I highlight the prospects for further growth of the advertising market in streaming. Among the US population, aged 18 to 49, streaming accounted for 45% of TV viewing time in Q4 (40% a year earlier). However, ad spending on streaming accounts for only 18% of the total TV ad budget. I believe that this gap will close in the coming years.
I also underscore that Roku shows good numbers in terms of growth and retention of advertisers. In 2021, the number of advertisers on the service (adjusted for political ads) increased 20% YoY. 95% of advertisers (with advertising budgets over $1 million) stayed with the company in 2021.
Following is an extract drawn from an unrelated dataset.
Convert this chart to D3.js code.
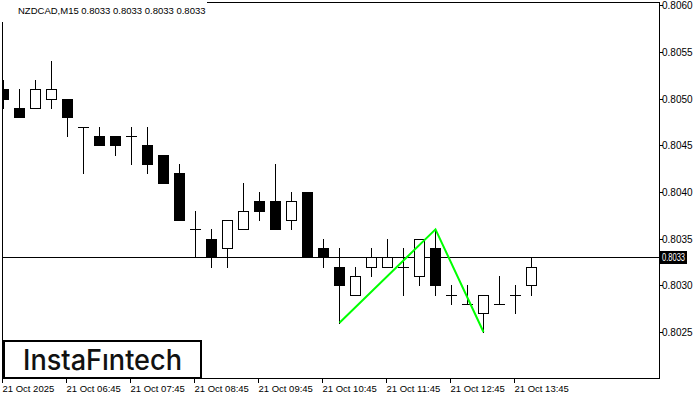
<!DOCTYPE html>
<html>
<head>
<meta charset="utf-8">
<script src="https://cdn.jsdelivr.net/npm/d3@7"></script>
<style>
  html, body { margin: 0; padding: 0; background: #fff; }
  svg { display: block; }
</style>
</head>
<body>
<svg id="chart" width="700" height="400"></svg>
<script>
// ---- data ----
const times = ["05:45","06:00","06:15","06:30","06:45","07:00","07:15","07:30","07:45","08:00","08:15","08:30","08:45","09:00","09:15","09:30","09:45","10:00","10:15","10:30","10:45","11:00","11:15","11:30","11:45","12:00","12:15","12:30","12:45","13:00","13:15","13:30","13:45","14:00","14:15"];
const opens  = [0.8051,0.8049,0.8049,0.8050,0.8050,0.8047,0.8046,0.8046,0.8046,0.8045,0.8044,0.8042,0.8036,0.8035,0.8034,0.8036,0.8039,0.8039,0.8037,0.8040,0.8034,0.8032,0.8029,0.8032,0.8032,0.8032,0.8031,0.8034,0.8029,0.8028,0.8027,0.8028,0.8029,0.8030,0.8033];
const highs  = [0.8052,0.8051,0.8052,0.8054,0.8050,0.8047,0.8047,0.8046,0.8047,0.8047,0.8044,0.8043,0.8038,0.8036,0.8037,0.8041,0.8040,0.8043,0.8040,0.8040,0.8035,0.8034,0.8032,0.8034,0.8035,0.8034,0.8035,0.8036,0.8030,0.8030,0.8029,0.8031,0.8030,0.8033,0.8033];
const lows   = [0.8049,0.8048,0.8049,0.8049,0.8046,0.8042,0.8045,0.8044,0.8043,0.8042,0.8041,0.8037,0.8033,0.8032,0.8032,0.8036,0.8037,0.8036,0.8036,0.8033,0.8032,0.8026,0.8029,0.8031,0.8032,0.8029,0.8030,0.8029,0.8028,0.8028,0.8025,0.8028,0.8027,0.8029,0.8033];
const closes = [0.8050,0.8048,0.8051,0.8051,0.8048,0.8047,0.8045,0.8045,0.8046,0.8043,0.8041,0.8037,0.8036,0.8033,0.8037,0.8038,0.8038,0.8036,0.8039,0.8033,0.8033,0.8030,0.8031,0.8033,0.8033,0.8032,0.8035,0.8030,0.8029,0.8028,0.8029,0.8028,0.8029,0.8032,0.8033];
const yTicks = [0.8025,0.8030,0.8035,0.8040,0.8045,0.8050,0.8055,0.8060];
const xTickIdx = [0,4,8,12,16,20,24,28,32];
const xTickLabels = ["21 Oct 2025","21 Oct 06:45","21 Oct 07:45","21 Oct 08:45","21 Oct 09:45","21 Oct 10:45","21 Oct 11:45","21 Oct 12:45","21 Oct 13:45"];
const lastPrice = 0.8033;
const title = "NZDCAD,M15  0.8033 0.8033 0.8033 0.8033";
const patternIdx = [21, 27, 30];
const patternVal = [0.8026, 0.8036, 0.8025];

// ---- layout ----
const plotL = 3, plotR = 659, plotT = 3, plotB = 379;
const svg = d3.select("#chart");
const x = d3.scaleLinear().domain([0, 1]).range([3.5, 19.5]); // 16px per candle
const y = d3.scaleLinear().domain([0.8020, 0.8060]).range([378.67, 5.33]);
const py = v => Math.round(y(v));

svg.append("rect").attr("width", 700).attr("height", 400).attr("fill", "#fff");

svg.append("defs").append("clipPath").attr("id", "plotclip")
  .append("rect").attr("x", plotL).attr("y", plotT).attr("width", plotR - plotL).attr("height", plotB - plotT);

// frame
svg.append("rect").attr("x", plotL - 0.5).attr("y", plotT - 0.5)
  .attr("width", plotR - plotL + 1).attr("height", plotB - plotT)
  .attr("fill", "none").attr("stroke", "#000").attr("stroke-width", 1);

const g = svg.append("g").attr("clip-path", "url(#plotclip)");

// price line
g.append("line").attr("x1", plotL).attr("x2", plotR)
  .attr("y1", py(lastPrice) + 0.5).attr("y2", py(lastPrice) + 0.5)
  .attr("stroke", "#000").attr("stroke-width", 1);

const data = opens.map((o, i) => ({ i, o, h: highs[i], l: lows[i], c: closes[i] }));

// wicks
g.selectAll("line.wick").data(data).enter().append("line")
  .attr("class", "wick")
  .attr("x1", d => x(d.i)).attr("x2", d => x(d.i))
  .attr("y1", d => py(d.h)).attr("y2", d => py(d.l) + 1)
  .attr("stroke", "#000").attr("stroke-width", 1);

// bodies
data.forEach(d => {
  const cx = x(d.i);
  const top = py(Math.max(d.o, d.c)), bot = py(Math.min(d.o, d.c));
  if (d.o === d.c) {
    g.append("line").attr("x1", cx - 5.5).attr("x2", cx + 5.5)
      .attr("y1", top + 0.5).attr("y2", top + 0.5)
      .attr("stroke", "#000").attr("stroke-width", 1);
  } else if (d.c < d.o) {
    g.append("rect").attr("x", cx - 5.5).attr("y", top)
      .attr("width", 11).attr("height", bot - top + 1).attr("fill", "#000");
  } else {
    g.append("rect").attr("x", cx - 5).attr("y", top + 0.5)
      .attr("width", 10).attr("height", bot - top)
      .attr("fill", "#fff").attr("stroke", "#000").attr("stroke-width", 1);
  }
});

// pattern line
const line = d3.line().x(d => x(d[0])).y(d => y(d[1]));
g.append("path").datum(patternIdx.map((k, j) => [k, patternVal[j]]))
  .attr("d", line).attr("fill", "none").attr("stroke", "#00ff00").attr("stroke-width", 2);

// y axis
const yAx = svg.append("g");
yTicks.forEach(t => {
  const yy = Math.max(py(t), 4);
  yAx.append("line").attr("x1", plotR).attr("x2", plotR + 4)
    .attr("y1", yy + 0.5).attr("y2", yy + 0.5).attr("stroke", "#000");
  yAx.append("text").attr("x", 662).attr("y", yy + 0.5).attr("dy", "0.35em")
    .attr("font-family", "Liberation Sans, Arial, sans-serif").attr("font-size", 10)
    .attr("fill", "#000").text(t.toFixed(4));
});
// last price label
const ly = py(lastPrice) + 0.5;
yAx.append("rect").attr("x", 660).attr("y", ly - 6.5).attr("width", 27).attr("height", 13).attr("fill", "#000");
yAx.append("text").attr("x", 662).attr("y", ly).attr("dy", "0.35em")
  .attr("font-family", "Liberation Sans, Arial, sans-serif").attr("font-size", 10)
  .attr("textLength", 23).attr("lengthAdjust", "spacingAndGlyphs")
  .attr("fill", "#fff").text(lastPrice.toFixed(4));

// x axis
const xAx = svg.append("g");
xTickIdx.forEach((k, j) => {
  const xx = Math.round(x(k) - 0.5) - 0.5;
  xAx.append("line").attr("x1", xx).attr("x2", xx).attr("y1", plotB).attr("y2", plotB + 4).attr("stroke", "#000");
  xAx.append("text").attr("x", xx).attr("y", 392)
    .attr("font-family", "Liberation Sans, Arial, sans-serif").attr("font-size", 9.5)
    .attr("fill", "#000").text(xTickLabels[j]);
});

// title
svg.append("rect").attr("x", 0).attr("y", 0).attr("width", 207).attr("height", 22).attr("fill", "#fff");
svg.append("text").attr("x", 18).attr("y", 14)
  .attr("font-family", "Liberation Sans, Arial, sans-serif").attr("font-size", 9.5)
  .attr("fill", "#000").text(title);

// logo
svg.append("rect").attr("x", 4).attr("y", 341).attr("width", 197).attr("height", 37)
  .attr("fill", "#fff").attr("stroke", "#000").attr("stroke-width", 2);
svg.append("text").attr("x", 23).attr("y", 370)
  .attr("font-family", "Inter, Lato, sans-serif").attr("font-size", 28).attr("font-weight", 500)
  .attr("textLength", 159).attr("lengthAdjust", "spacingAndGlyphs")
  .attr("fill", "#111").text("InstaF\u0131ntech");
</script>
</body>
</html>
The disappointing forecast
Investors were disappointed with the forecast for 1Q and 2022. The 1Q revenue is expected to be $720 million (+25% YoY, 5% below consensus). The management expects a gross profit of $360 million (50% margin). Adjusted EBITDA is expected at $55 million (8% margin), better than Q4 (4%) but worse than a year earlier (15%). Net loss is expected to be $30 million. The company expects supply chain issues to continue to weigh on the company’s performance in Q1. Total revenue growth for 2022 is expected to be around 35%. Management also expects costs to rise (hiring, salary increases, and investment in the Roku original content).
Valuation
In my valuation, I use the DCF model since the valuation by multiples, in this case, is very sensitive to the choice of the multiplier value and the expected revenue in the coming years. I expect total revenue to grow with a CAGR of 18% to 11.8 billion by the end of 2030. I expect the total adjusted margin to be 33% in 2030. I forecasted a 4% revenue CAGR and 0% gross margin in the terminal period for the Roku Player segment. I expect a revenue CAGR of 19% and a gross margin of 64% for the Roku Platform segment. In my model, I used a WACC of 10% and a terminal growth rate of 3%. With these inputs, my DCF model target price is $187 (December 2022 timeframe). That represents a 69% upside at the time of this writing. In my valuation, I used a TGR of 3%. I think that is quite conservative. If I use the growth rate of 4% in the terminal period, the target price will be $209. 4% can be broken down into 1% user growth and 3% revenue growth per user (ARPU). However, I lean more towards the $187 valuation.
Risks and final thoughts
Despite a decent upside, I will note that it suggests a scenario in which the company will retain its leadership position in the US among smart TV operating systems and in terms of sales of smart TV boxes. However, the competition in the smart TV segment is growing. Amazon (AMZN), Alphabet (GOOGL), and Apple (AAPL) have big ambitions in this area. However, there is no evidence yet that Roku is starting to lose the competition. The appearance of such facts in the future may lead to my reassessment of the company’s investment case. But at the moment, the ratio of potential return/risk looks attractive to start building a position. Since supply chain problems may weigh on the company’s business for several more quarters, I plan to open only half of the positions in the coming days. An additional risk for the shares is the high concentration (about 4% of Roku’s shares outstanding) of the ARK family funds in the company’s shares. If the funds start selling shares, it will put additional pressure on Roku’s shares.